Thursday, October 04, 2012

Digital dilemma: Church needs to show how Gospel is best search result

Having a Catholic presence online isn't enough for effective evangelization, the Vatican said.

The church must develop "a new way of thinking" in order to find ways that engage and help people meet Christ, it said.

The Pontifical Council for Social Communications announced Sept. 29 that Pope Benedict XVI had chosen "Social Networks: Portals of Truth and Faith; New Spaces for Evangelization" as the theme for World Communications Day 2013.

The pope chose the theme in the context of the Year of Faith and amid fresh calls for launching a new evangelization.

The digital environment represents new missionary terrain, given that "technology has emerged as part of the fabric of connectivity of human experiences," including how people build relationships and seek knowledge, the social communications council said.

Therefore the church needs to ask: Can technology and digital environments "help men and women meet Christ in faith?" the announcement said.

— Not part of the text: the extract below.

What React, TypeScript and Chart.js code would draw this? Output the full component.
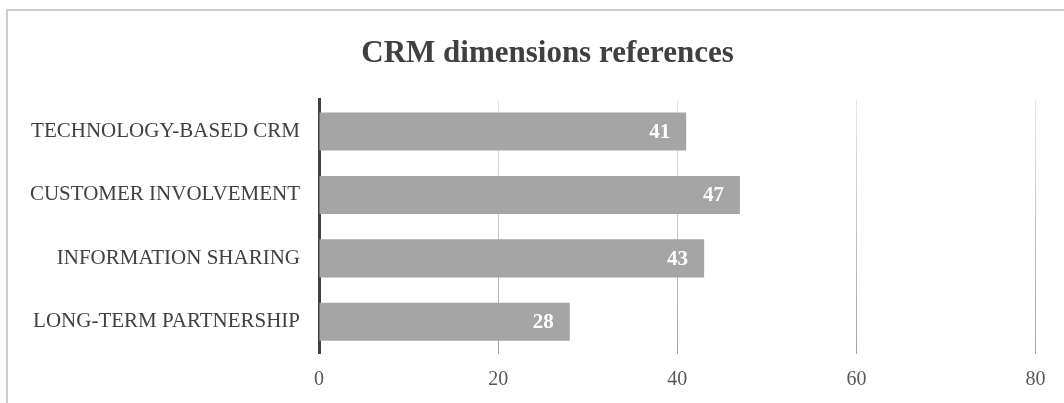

"It is not enough to find an adequate language, but rather, it is necessary to learn how to present the Gospel as the answer to that basic human yearning for meaning and faith, which has already found expression online," it said.

The new approach will require a new way of thinking because "it is not simply a question of how to use the Internet as a means of evangelization, but instead, (one) of how to evangelize in a context where the lives of people find expression also in the digital arena," the council said.

The church needs to pay special attention to social networks not only because of their enormous popularity, but because they are places "which privilege dialogical and interactive forms of communication and relationships," it said.

Most dioceses will celebrate World Communications Day 2013 on May 12, the Sunday before Pentecost. The Vatican will release the pope's message for the observance Jan. 24, the feast of St. Francis de Sales, patron of journalists.

The day's theme is announced every year on Sept. 29, the feast of the archangels Michael, Gabriel and Raphael.